IOC approves new events for London 2012

The Executive Board (EB) of the International Olympic Committee (IOC) today approved the inclusion of a mixed doubles tennis event as well as several changes to the track cycling programme of the 2012 Olympic Games in London.

The requested changes came from the International Tennis Federation (ITF) and the International Cycling Union (UCI) as part of the IOC’s systematic review of the Olympic programme. The changes reflect the IOC’s desire to continually refresh the programme, as well as its commitment to increase women’s participation.

The inclusion of the tennis mixed doubles event will not increase the current number of athletes and will bring an added value to the Olympic programme by providing another opportunity for men and women to compete together on the same field of play.

The changes to the track cycling programme see the number of women’s events increase from three in Beijing in 2008 to five in London, with the total number of track cycling events now at five each for men and women. There were seven men’s events and three women’s events in Beijing.

The EB agreed to this modification as the UCI has adjusted its track cycling programme to remain within its current number of events and athletes.

These changes in the track cycling programme bring the number of women cyclists at the Games to 84, up from 35 in Beijing. Women will now make up 45% of the total number of track cyclists at the Games (compared to 19% in Beijing).

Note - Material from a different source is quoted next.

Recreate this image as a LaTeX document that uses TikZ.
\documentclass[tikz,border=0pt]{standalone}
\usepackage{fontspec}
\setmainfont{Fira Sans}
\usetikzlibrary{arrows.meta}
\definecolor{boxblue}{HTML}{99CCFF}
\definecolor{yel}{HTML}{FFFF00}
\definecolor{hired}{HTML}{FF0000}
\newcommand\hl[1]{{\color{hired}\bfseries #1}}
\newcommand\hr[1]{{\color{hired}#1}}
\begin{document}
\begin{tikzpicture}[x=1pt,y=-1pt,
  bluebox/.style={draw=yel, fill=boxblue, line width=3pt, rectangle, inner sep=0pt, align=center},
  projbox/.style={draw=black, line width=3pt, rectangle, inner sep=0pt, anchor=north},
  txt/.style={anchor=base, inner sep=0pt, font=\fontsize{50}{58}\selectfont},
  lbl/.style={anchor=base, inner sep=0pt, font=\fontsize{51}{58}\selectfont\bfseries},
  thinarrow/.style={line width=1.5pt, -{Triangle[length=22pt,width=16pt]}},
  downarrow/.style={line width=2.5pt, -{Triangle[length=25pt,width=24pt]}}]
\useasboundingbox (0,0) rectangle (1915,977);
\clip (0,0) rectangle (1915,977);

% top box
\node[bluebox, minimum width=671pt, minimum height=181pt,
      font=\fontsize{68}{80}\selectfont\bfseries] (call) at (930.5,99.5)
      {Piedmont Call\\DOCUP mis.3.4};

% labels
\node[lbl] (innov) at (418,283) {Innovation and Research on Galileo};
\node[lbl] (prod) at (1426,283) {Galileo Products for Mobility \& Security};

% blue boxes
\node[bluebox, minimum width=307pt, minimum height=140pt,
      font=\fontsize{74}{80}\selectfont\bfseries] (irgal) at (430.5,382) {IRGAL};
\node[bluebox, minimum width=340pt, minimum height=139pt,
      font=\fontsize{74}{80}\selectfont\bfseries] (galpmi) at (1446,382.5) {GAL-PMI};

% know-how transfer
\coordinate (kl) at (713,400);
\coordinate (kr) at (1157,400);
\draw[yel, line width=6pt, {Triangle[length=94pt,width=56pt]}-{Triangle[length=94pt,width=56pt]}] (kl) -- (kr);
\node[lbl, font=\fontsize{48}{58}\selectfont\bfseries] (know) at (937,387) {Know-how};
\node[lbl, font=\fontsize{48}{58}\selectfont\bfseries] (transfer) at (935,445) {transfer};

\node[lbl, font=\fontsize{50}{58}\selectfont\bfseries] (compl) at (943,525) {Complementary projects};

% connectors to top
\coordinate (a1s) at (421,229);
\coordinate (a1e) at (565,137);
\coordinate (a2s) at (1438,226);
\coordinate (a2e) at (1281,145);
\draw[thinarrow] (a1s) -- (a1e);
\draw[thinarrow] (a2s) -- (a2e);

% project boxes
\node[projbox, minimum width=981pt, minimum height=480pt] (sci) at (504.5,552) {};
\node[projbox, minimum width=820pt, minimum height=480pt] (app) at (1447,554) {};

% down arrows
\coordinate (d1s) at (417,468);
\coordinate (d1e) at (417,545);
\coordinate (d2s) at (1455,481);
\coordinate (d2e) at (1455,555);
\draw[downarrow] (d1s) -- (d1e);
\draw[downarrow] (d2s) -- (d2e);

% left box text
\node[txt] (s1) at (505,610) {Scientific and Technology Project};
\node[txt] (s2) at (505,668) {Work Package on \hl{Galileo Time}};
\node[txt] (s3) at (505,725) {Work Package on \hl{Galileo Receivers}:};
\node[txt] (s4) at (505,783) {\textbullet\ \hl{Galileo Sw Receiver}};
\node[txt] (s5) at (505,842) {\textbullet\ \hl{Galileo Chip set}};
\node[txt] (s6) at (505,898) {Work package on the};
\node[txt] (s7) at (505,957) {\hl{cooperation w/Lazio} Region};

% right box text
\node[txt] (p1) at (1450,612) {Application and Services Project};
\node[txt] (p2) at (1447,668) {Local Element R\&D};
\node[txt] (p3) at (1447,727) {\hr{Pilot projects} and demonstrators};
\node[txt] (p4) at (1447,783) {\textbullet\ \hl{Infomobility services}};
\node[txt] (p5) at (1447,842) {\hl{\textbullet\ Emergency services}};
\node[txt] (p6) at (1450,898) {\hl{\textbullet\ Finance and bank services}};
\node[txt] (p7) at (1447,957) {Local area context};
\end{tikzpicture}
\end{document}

Both men and women will now compete in the sprint, team sprint, keirin, team pursuit, and omnium events. To make room for the increased participation of women and the inclusion of the new event, omnium, the men’s and women’s individual pursuit, men’s and women’s points race and men’s Madison events will no longer be part of the Olympic programme.

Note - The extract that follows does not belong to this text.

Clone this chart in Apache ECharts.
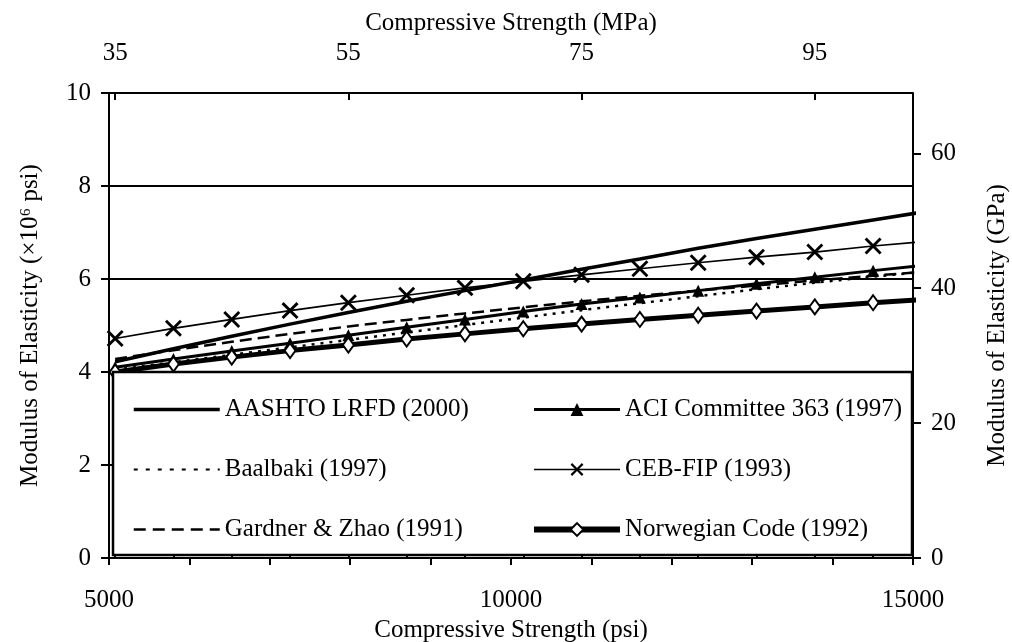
<!DOCTYPE html>
<html>
<head>
<meta charset="utf-8">
<script src="https://cdn.jsdelivr.net/npm/echarts@6/dist/echarts.min.js"></script>
<style>
  html, body { margin: 0; padding: 0; background: #fff; }
  #chart { width: 1012px; height: 642px; }
</style>
</head>
<body>
<div id="chart"></div>
<script>
// Concrete compressive strength (MPa) at which each model is evaluated
const strengthMPa = [35, 40, 45, 50, 55, 60, 65, 70, 75, 80, 85, 90, 95, 100, 105];

// Modulus of elasticity, x10^6 psi
const aashto      = [4.22, 4.50, 4.77, 5.03, 5.28, 5.52, 5.75, 5.98, 6.21, 6.43, 6.66, 6.87, 7.07, 7.27, 7.47];
const aci363      = [4.10, 4.28, 4.45, 4.62, 4.79, 4.96, 5.13, 5.30, 5.46, 5.60, 5.75, 5.90, 6.04, 6.18, 6.31];
const baalbaki    = [4.05, 4.21, 4.37, 4.53, 4.69, 4.85, 5.01, 5.17, 5.33, 5.48, 5.63, 5.78, 5.92, 6.05, 6.17];
const cebFip      = [4.72, 4.94, 5.13, 5.32, 5.49, 5.65, 5.81, 5.95, 6.09, 6.22, 6.35, 6.47, 6.58, 6.71, 6.82];
const gardnerZhao = [4.28, 4.47, 4.65, 4.82, 4.98, 5.12, 5.26, 5.39, 5.52, 5.64, 5.75, 5.86, 5.97, 6.07, 6.17];
const norwegian   = [4.00, 4.17, 4.32, 4.46, 4.58, 4.71, 4.82, 4.93, 5.03, 5.13, 5.22, 5.31, 5.40, 5.49, 5.57];

// Axis ticks
const psiLabels = [5000, 10000, 15000];
const mpaTicks = [35, 40, 45, 50, 55, 60, 65, 70, 75, 80, 85, 90, 95, 100];
const mpaLabels = [35, 55, 75, 95];
const gpaTicks = [0, 20, 40, 60];

const PSI_PER_MPA = 145.038;
const GPA_PER_MPSI = 6.895;
const PSI_MIN = 5000, PSI_MAX = 15000;
const FONT = "'Liberation Serif', 'Times New Roman', serif";
const FS = 25;

const pairs = vals => strengthMPa.map((m, i) => [m * PSI_PER_MPA, vals[i]]);

// filled "x" marker
const CROSS = 'path://M0,1.2L1.2,0L5,3.8L8.8,0L10,1.2L6.2,5L10,8.8L8.8,10L5,6.2L1.2,10L0,8.8L3.8,5Z';

const names = {
  aashto: 'AASHTO LRFD (2000)',
  aci: 'ACI Committee 363 (1997)',
  baal: 'Baalbaki (1997)',
  ceb: 'CEB-FIP (1993)',
  gz: 'Gardner & Zhao (1991)',
  nor: 'Norwegian Code (1992)'
};

const chart = echarts.init(document.getElementById('chart'), null, { renderer: 'canvas' });

const textBase = { color: '#000', fontFamily: FONT, fontSize: FS };
const plain = v => String(Math.round(v));

const legendCommon = {
  orient: 'vertical',
  top: 397,
  padding: 0,
  itemWidth: 86,
  itemHeight: 16,
  itemGap: 35,
  selectedMode: false,
  textStyle: Object.assign({ lineHeight: 25 }, textBase),
  z: 5
};

const option = {
  animation: false,
  backgroundColor: '#fff',
  grid: { left: 109, right: 99, top: 93, bottom: 84, containLabel: false, outerBoundsMode: 'none' },
  legend: [
    Object.assign({}, legendCommon, {
      left: 132,
      data: [
        { name: names.aashto, itemStyle: { opacity: 0 }, lineStyle: { width: 3.5, type: 'solid', color: '#000' } },
        { name: names.baal, itemStyle: { opacity: 0 }, lineStyle: { width: 2, type: [4, 8], color: '#000' } },
        { name: names.gz, itemStyle: { opacity: 0 }, lineStyle: { width: 2.5, type: [12, 7], color: '#000' } }
      ]
    }),
    Object.assign({}, legendCommon, {
      left: 531,
      data: [
        { name: names.aci, itemStyle: { color: '#000', borderWidth: 0 }, lineStyle: { width: 3, type: 'solid', color: '#000' } },
        { name: names.ceb, itemStyle: { color: '#000', borderWidth: 0 }, lineStyle: { width: 1.5, type: 'solid', color: '#000' } },
        { name: names.nor, itemStyle: { color: '#fff', borderColor: '#000', borderWidth: 2 }, lineStyle: { width: 6, type: 'solid', color: '#000' } }
      ]
    })
  ],
  xAxis: [
    {
      type: 'value',
      position: 'bottom',
      min: PSI_MIN,
      max: PSI_MAX,
      interval: 1000,
      name: 'Compressive Strength (psi)',
      nameLocation: 'middle',
      nameGap: 52,
      nameTextStyle: textBase,
      axisLine: { show: true, lineStyle: { color: '#000', width: 2 } },
      axisTick: { show: true, inside: false, length: 7, lineStyle: { color: '#000', width: 2 } },
      axisLabel: Object.assign({ margin: 30, customValues: psiLabels, formatter: plain }, textBase),
      splitLine: { show: false }
    },
    {
      type: 'value',
      position: 'top',
      min: PSI_MIN / PSI_PER_MPA,
      max: PSI_MAX / PSI_PER_MPA,
      name: 'Compressive Strength (MPa)',
      nameLocation: 'middle',
      nameGap: 53,
      nameTextStyle: textBase,
      axisLine: { show: true, lineStyle: { color: '#000', width: 2 } },
      axisTick: { show: true, inside: false, length: 5, customValues: mpaTicks, lineStyle: { color: '#000', width: 2 } },
      axisLabel: Object.assign({ margin: 27, customValues: mpaLabels, formatter: plain }, textBase),
      splitLine: { show: false }
    },
    {
      // inner half of the major MPa ticks
      type: 'value',
      position: 'top',
      min: PSI_MIN / PSI_PER_MPA,
      max: PSI_MAX / PSI_PER_MPA,
      axisLine: { show: false },
      axisTick: { show: true, inside: true, length: 7, customValues: mpaLabels, lineStyle: { color: '#000', width: 2 } },
      axisLabel: { show: false },
      splitLine: { show: false }
    }
  ],
  yAxis: [
    {
      type: 'value',
      position: 'left',
      min: 0,
      max: 10,
      interval: 2,
      name: 'Modulus of Elasticity (\u00d710\u2076 psi)',
      nameLocation: 'middle',
      nameGap: 66,
      nameRotate: 90,
      nameTextStyle: textBase,
      axisLine: { show: true, lineStyle: { color: '#000', width: 2 } },
      axisTick: { show: true, inside: false, length: 8, lineStyle: { color: '#000', width: 2 } },
      axisLabel: Object.assign({ margin: 18 }, textBase),
      splitLine: { show: true, lineStyle: { color: '#000', width: 2 } }
    },
    {
      type: 'value',
      position: 'right',
      min: 0,
      max: 10 * GPA_PER_MPSI,
      interval: 20,
      name: 'Modulus of Elasticity (GPa)',
      nameLocation: 'middle',
      nameGap: 72,
      nameRotate: 90,
      nameTextStyle: textBase,
      axisLine: { show: true, lineStyle: { color: '#000', width: 2 } },
      axisTick: { show: true, inside: false, length: 8, customValues: gpaTicks, lineStyle: { color: '#000', width: 2 } },
      axisLabel: Object.assign({ margin: 18, customValues: gpaTicks, formatter: plain }, textBase),
      splitLine: { show: false }
    }
  ],
  series: [
    {
      name: names.aashto, type: 'line', data: pairs(aashto), clip: true,
      symbol: 'none', lineStyle: { color: '#000', width: 3.5 }, z: 2
    },
    {
      name: names.aci, type: 'line', data: pairs(aci363), clip: true,
      symbol: 'triangle', symbolSize: 12,
      itemStyle: { color: '#000', borderWidth: 0 },
      lineStyle: { color: '#000', width: 3 }, z: 2
    },
    {
      name: names.baal, type: 'line', data: pairs(baalbaki), clip: true,
      symbol: 'none', lineStyle: { color: '#000', width: 2.5, type: [3, 6] }, z: 2
    },
    {
      name: names.ceb, type: 'line', data: pairs(cebFip), clip: true,
      symbol: CROSS, symbolSize: 17,
      itemStyle: { color: '#000', borderWidth: 0 },
      lineStyle: { color: '#000', width: 1.7 }, z: 2
    },
    {
      name: names.gz, type: 'line', data: pairs(gardnerZhao), clip: true,
      symbol: 'none', lineStyle: { color: '#000', width: 2.5, type: [12, 6] }, z: 2
    },
    {
      name: names.nor, type: 'line', data: pairs(norwegian), clip: true,
      symbol: 'diamond', symbolSize: [11, 15],
      itemStyle: { color: '#fff', borderColor: '#000', borderWidth: 2 },
      lineStyle: { color: '#000', width: 5 }, z: 2
    }
  ]
};

chart.setOption(option);

// White framed panel that holds the legend, spanning the lower part of the plot
const toPx = (x, y) => chart.convertToPixel({ xAxisIndex: 0, yAxisIndex: 0 }, [x, y]);
const topLeft = toPx(PSI_MIN, 4);
const bottomRight = toPx(PSI_MAX, 0);
chart.setOption({
  graphic: [{
    type: 'rect',
    z: 3,
    shape: {
      x: topLeft[0] + 4,
      y: topLeft[1],
      width: bottomRight[0] - topLeft[0] - 5,
      height: bottomRight[1] - topLeft[1] - 3
    },
    style: { fill: '#fff', stroke: '#000', lineWidth: 2.5 }
  }]
});
</script>
</body>
</html>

Omnium, a track cycling competition that is part of the UCI’s World Championships, can be compared to the decathlon in athletics, with six competitions, including individual pursuit and a points race.


The IOC received requests from 17 International Sports Federations for modifications to events, quotas and competition formats for the Olympic Games in London in 2012 by the deadline of October 2008.


The IOC Olympic Programme Commission analysed all of the requests based on established criteria, and submitted its findings to the Executive Board. The key positive factors included whether the changes would increase universality, gender equity and youth appeal, and, in general, add value to the Games. Other considerations included the cost of infrastructure, and the impact on the overall quota and the number of events.

All modifications to events, quotas or competition format for the Olympic Games in London 2012 are provisional, and will be reviewed for the programme of the 2016 Olympic Games after the Games in London.